There is another way besides the MO.  I have Danners issued because I can't get the Mark 3s narrow enough, so can get customed boot issued.


----------



## Scoobie Newbie (24 Nov 2004)

All the Marks need are a different sole from the get go.  Otherwise its fine IMO.


----------



## Blackhorse7 (24 Nov 2004)

What exactly are the Mark 3's?   Are they the same black caddilac's that I was issued in the early 1990's?   I see a lot of pro's and con's for them on this site as well.   And I agree completely.   The CF should have an issue list, and then an "approved to wear/purchase" list.   I don't think any CF members out there would be buying bright red fleeces or Realtree boots any time soon.   Let's be honest, the average member wants to buy what works, because his issue items usually doesn't cut the mustard.


----------



## Recce41 (24 Nov 2004)

This topic was brought up on another site. I just came for clothing stores with my DVA card. They still will not issue Canvas boots, although my card lists a A under footware. The only boots they will allow now in Gagtown is Corcoran leather sided. Well back to the DVA. I guess, a healthy soldier cannot stay health. 
 The dumb dumb there told me that they could not supply them on a tour. BS, the Americans, Germains, etc. wear the Danners I wear. I also heard that the new Desert boot maybe the Danner desert acadia or that crap from altama. So friend from down south wear them in A Stan and Iraq. They suck. :evil: :tank:


----------



## Scoobie Newbie (24 Nov 2004)

Which suck the danner or the altama?


----------



## Blackhorse7 (24 Nov 2004)

I hope he means the Altama's... I would kill for a pair of Danner Desert Boots.


----------



## Recce41 (24 Nov 2004)

Fellas
 The Altamas, they fall apart. I hope the military foots (HAHA) the bill for the Danners.


----------



## Matt_Fisher (24 Nov 2004)

gun plumber said:
			
		

> I'm not sure about what they get issued,but both danners and Materhorns are USMC approved.Wether or not they get them issued is another story.

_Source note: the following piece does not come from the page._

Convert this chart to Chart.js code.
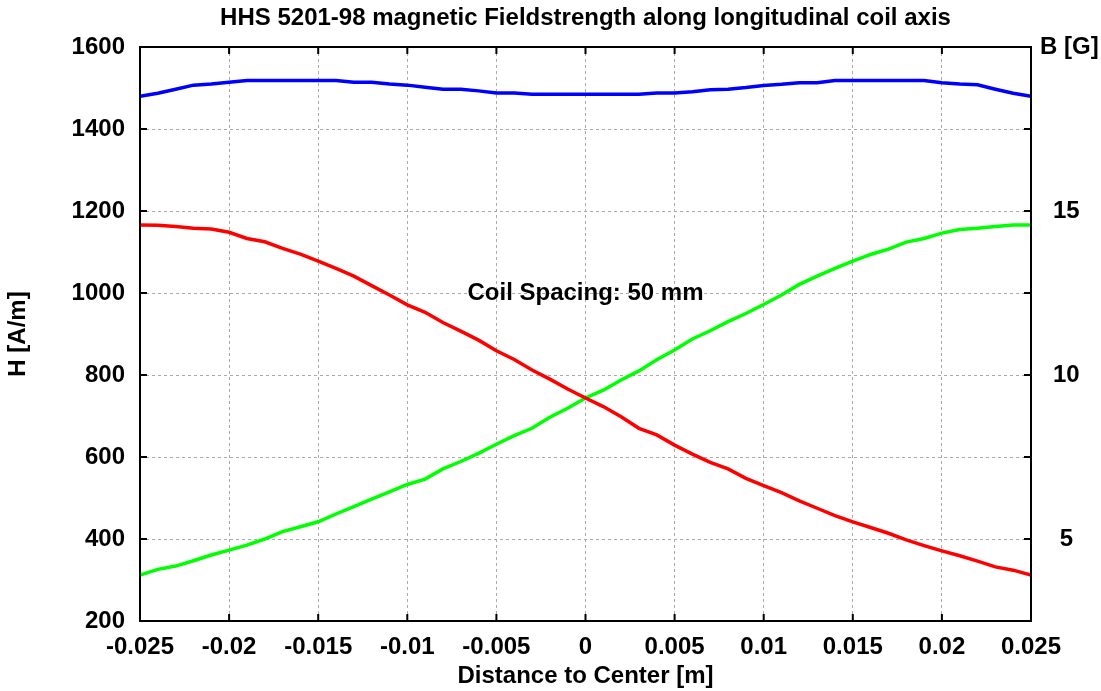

These boots WERE approved until Oct. 1st of 2004.  It used to be that any boot a minimum of 8" high that was either all black leather or combination leather/fabric (minimum toe and heel were leather) was authorized for wear.  That meant all the time you'd see Marines with the issued Infantry Combat Boots or Jungle Boots, Danners, Hi-Techs, Rocky's etc.  Not so anymore...

After the debut and fielding of the new Marine Corps Combat Utility Uniform, after Oct. 1st of this year all Marines are required to wear the rough-out mojave olive leather/cordura nylon Marine Infantry Combat Boot or Marine Desert-Jungle Boot manufacturered by either Belleville or Bates.  All black leather, jungle, desert type boots are prohibited for wear, unless you're required to wear a safety toe boot for work, in which case you're still allowed to wear black safety toe boots, for work only though.

Now with that said, Danner and Matterhorn have submitted their own versions of the new Mojave Olive boot that prescribe to Marine Corps standards and are awaiting wear approval by the Marine Corps Permanent Uniform Board.


----------



## excoelis (24 Nov 2004)

Blackhorse7 said:
			
		

> I am in the need of some advise for boots.   I am currently using the new wet weather boot that I got surplus.   They are a great fit with ONE pair of socks, but I think they are a touch too heavy.   I am toying with the idea of getting a pair of Hanwag Special Force GTX boots, but they run over $300.   And let me just clarify, I am no longer in, so issue kit is not an option, unless I'm buying it somewhere.



I wear Danner Acadia in the field and Magnums only for garrison.   I have a pair of the Hanwags Special Forces GTX that I was wearing this year.   I really like the Hanwags.   They have 3/4 shank, goretex, and really good shock absorbtion from a good EVA midsole.   As an MOI I can say that they are the closest I have come to a cross between a mountain boot and an inclement weather field boot.   They break in really fast.   They give better support for heavy load bearing or humping in rugged terrain.   They may seem at bit stiff for just walking, but I don't seem to notice it really.

Good luck in your search.

Recce 41 - Doesn't this seem familiar, eh?


----------



## Recce41 (24 Nov 2004)

Ex
 Yes, I was thinking the same thing. I was talking to a Chief (P) here in Gagetown. They are trying to stop all the different type of boots. One standard! That is why people are in the panic. In Petawawa, I never had a problem. Here in the asshole of the world, well you know. How was PPF? There a rumor going around about a full light Bge. I hope so. It would be nice to jump again. With all the yrs I have it's up to 277$ for J pay.  Was to on the 02 PPF, but posted. Here at the Armour School, no course until I get back to Petawawa.  :evil: :tank:


----------



## excoelis (24 Nov 2004)

What ever happened to 'if the shoe fits........'?

There is still hope for you..........

We can't even fill the goddamn course load from year to year.

If I keep holding my breath for these Light Bde, Tier II, Brown unit, blahblahblah, pipe dreams..........I'm likely to turn blue and keel over.

Oh well.  In for a penny.................


----------



## Recce41 (24 Nov 2004)

The only problem is I'm getting older by the day. I'm 42 and counting. But when I can outrun DP1s. I know I'm still in shape, or they are just not in shape.HAHA.


----------